Positive Beispiele machen Hoffnung
Doch es gibt auch positive Fälle, wo Tourismus zu tatsächlichem Empowerment und Gendergerechtigkeit beigetragen hat. Eines davon ist die gezielte Tourismuspolitik der Regierung in Botswana, die Interessen und Bedürfnisse der ortsansässigen Bevölkerung berücksichtigt hat. Außerdem ermöglichten dortige Gesetze vor allem Frauen, legal an Straßenständen ihre Produkte zu verkaufen. Dadurch hat es die Regierung geschafft, die rechtliche, soziale und wirtschaftliche Situation von Frauen gezielt zu stärken. In Indien wiederum forciert beispielsweise das Sozialunternehmen Kabani Community Tourism & Services in Kerala Tourismus von Frauen für Frauen, der die lokale Bevölkerung aktiv in alle Entscheidungsprozesse einbezieht. Das Unternehmen unterstützt gezielt Homestays, Frauentaxis und -rikschas und bildet weibliche Tourguides aus.

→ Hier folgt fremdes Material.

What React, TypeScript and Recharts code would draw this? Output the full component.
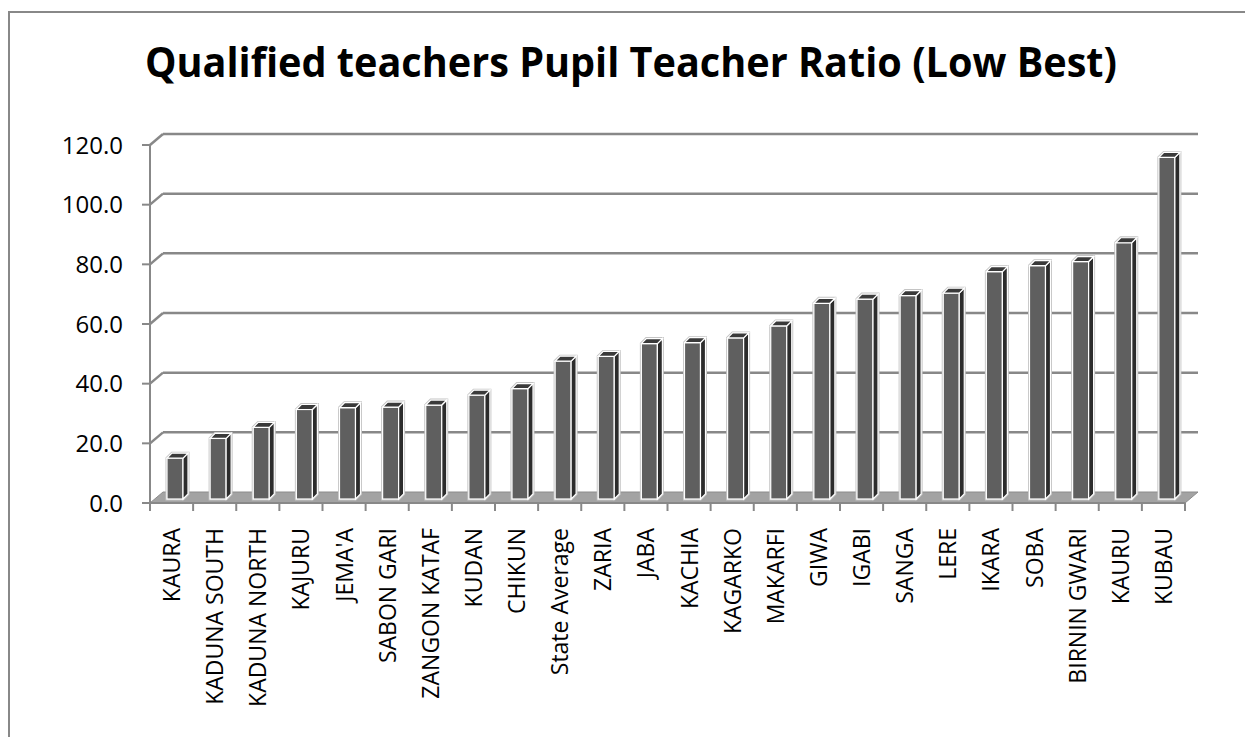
import React from 'react';
import { BarChart, Bar, XAxis, YAxis, CartesianGrid } from 'recharts';

const categories = [
  'KAURA', 'KADUNA SOUTH', 'KADUNA NORTH', 'KAJURU', "JEMA'A", 'SABON GARI',
  'ZANGON KATAF', 'KUDAN', 'CHIKUN', 'State Average', 'ZARIA', 'JABA',
  'KACHIA', 'KAGARKO', 'MAKARFI', 'GIWA', 'IGABI', 'SANGA', 'LERE', 'IKARA',
  'SOBA', 'BIRNIN GWARI', 'KAURU', 'KUBAU',
];
const ratios = [
  13.7, 20.3, 24.0, 30.0, 30.6, 30.8, 31.5, 34.8, 37.0, 46.2, 47.8, 52.1,
  52.4, 54.0, 58.0, 65.6, 67.0, 68.2, 69.0, 76.2, 78.2, 79.6, 85.9, 114.5,
];
const yTicks = [0, 20, 40, 60, 80, 100, 120];

const TITLE = 'Qualified teachers Pupil Teacher Ratio (Low Best)';
const W = 1245;
const H = 737;
const AXIS = '#888888';
const FONT = '"Open Sans", "Liberation Sans", sans-serif';

// 3D look: back wall is shifted up/right from the front axis
const DX = 13;
const DY = -11;
const DEPTH = 5;
const BAND = (1185 - 150) / categories.length;

const data = categories.map((name, i) => ({ name, v: ratios[i] }));

function Bar3D(props: any) {
  const { x, y, width, height } = props;
  if (height == null || height <= 0) return null;
  const bx = x + 3;
  const by = y - 4;
  const w = width;
  const h = height;
  const d = DEPTH;
  const outline = `${bx},${by + h} ${bx},${by} ${bx + d},${by - d} ${bx + w + d},${by - d} ${bx + w + d},${by + h - d} ${bx + w},${by + h}`;
  return (
    <g>
      <polygon points={outline} fill="none" stroke="#c4c4c4" strokeWidth={3} />
      <rect x={bx} y={by} width={w} height={h} fill="#5f5f5f" stroke="#ffffff" strokeWidth={1.2} />
      <polygon
        points={`${bx + w},${by} ${bx + w + d},${by - d} ${bx + w + d},${by + h - d} ${bx + w},${by + h}`}
        fill="#2c2c2c" stroke="#ffffff" strokeWidth={1.2}
      />
      <polygon
        points={`${bx},${by} ${bx + d},${by - d} ${bx + w + d},${by - d} ${bx + w},${by}`}
        fill="#3a3a3a" stroke="#ffffff" strokeWidth={1.2}
      />
    </g>
  );
}

function GridLine(props: any) {
  const { x1, x2, y1 } = props;
  const isFloor = Math.abs(y1 - 503) < 1;
  if (isFloor) {
    return (
      <g key={props.key}>
        <polygon
          points={`${x1},${y1} ${x2},${y1} ${x2 + DX},${y1 + DY} ${x1 + DX},${y1 + DY}`}
          fill="#a3a3a3" stroke="#8c8c8c" strokeWidth={1}
        />
      </g>
    );
  }
  return (
    <g key={props.key}>
      <line x1={x1} y1={y1} x2={x1 + DX} y2={y1 + DY} stroke={AXIS} strokeWidth={2.5} />
      <line x1={x1 + DX} y1={y1 + DY} x2={x2 + DX} y2={y1 + DY} stroke={AXIS} strokeWidth={2.5} />
    </g>
  );
}

function YTick(props: any) {
  const { x, y, payload } = props;
  return (
    <text x={x - 19} y={y} dy="0.36em" textAnchor="end" fontFamily={FONT} fontSize={24} fill="#000">
      {Number(payload.value).toFixed(1)}
    </text>
  );
}

function XTick(props: any) {
  const { x, y, payload, index } = props;
  const left = x - BAND / 2;
  return (
    <g>
      <line x1={left} y1={y} x2={left} y2={y + 8} stroke={AXIS} strokeWidth={2} />
      {index === categories.length - 1 && (
        <line x1={x + BAND / 2} y1={y} x2={x + BAND / 2} y2={y + 8} stroke={AXIS} strokeWidth={2} />
      )}
      <text
        transform={`translate(${x + 8.5},${y + 25}) rotate(-90)`}
        textAnchor="end" fontFamily={FONT} fontSize={23} fill="#000"
      >
        {payload.value}
      </text>
    </g>
  );
}

export default function App() {
  return (
    <div style={{ position: 'fixed', left: 0, top: 0, width: W, height: H, overflow: 'hidden', background: '#fff' }}>
      <div
        style={{
          position: 'absolute', left: 8, top: 11, width: 1400, height: 900,
          borderLeft: `2px solid ${AXIS}`, borderTop: `2px solid ${AXIS}`,
        }}
      />
      <svg width={W} height={H} style={{ position: 'absolute', left: 0, top: 0 }}>
        <text
          x={631} y={77} textAnchor="middle" fontFamily={FONT} fontWeight={700}
          fontSize={42} textLength={972} lengthAdjust="spacingAndGlyphs" fill="#000"
        >
          {TITLE}
        </text>
      </svg>
      <div style={{ position: 'absolute', left: 0, top: 0 }}>
        <BarChart width={W} height={H} data={data} margin={{ top: 145, right: 60, left: 0, bottom: 0 }} barSize={16}>
          <CartesianGrid vertical={false} horizontal={(p: any) => <GridLine {...p} />} />
          <YAxis
            width={150}
            domain={[0, 120]}
            ticks={yTicks}
            interval={0}
            tickSize={8}
            tickMargin={0}
            tickLine={{ stroke: AXIS, strokeWidth: 2 }}
            axisLine={{ stroke: AXIS, strokeWidth: 2 }}
            tick={<YTick />}
          />
          <XAxis
            dataKey="name"
            height={234}
            interval={0}
            tickSize={0}
            tickMargin={0}
            tickLine={false}
            axisLine={{ stroke: AXIS, strokeWidth: 2 }}
            tick={<XTick />}
          />
          <Bar dataKey="v" isAnimationActive={false} shape={(p: any) => <Bar3D {...p} />} />
        </BarChart>
      </div>
    </div>
  );
}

In Nepal schult 3 Sisters Adventure Trekking weibliche Sherpas, die Touren für Frauen leiten. Das ist auch eines der Good Practice-Beispiele, das die Gender Responsible Tourism Association aufzeigt, um Frauen in der Branche zu stärken. Die Organisation arbeitet mit der UNWTO und UN Women zusammen und setzt sich für faire Arbeitsbedingungen, gerechte Entlohnung, Partizipation und Frauen in Führungspositionen ein.
Zwar findet internationaler Tourismus vor allem in einer Richtung statt: vom Globalen Norden in den Globalen Süden. Diese Beziehung und die Auswirkungen auf die Menschen vor Ort müssen daher auch im Internationalen Jahr im Fokus stehen. Dennoch braucht es eine differenzierte Perspektive, die über Stereotype von Frauen des Globalen Südens als Opfer hinweg kommt. Die geschlechtsspezifischen Probleme von Tourismus machen nämlich auch vor Hotelzimmern in London nicht Halt.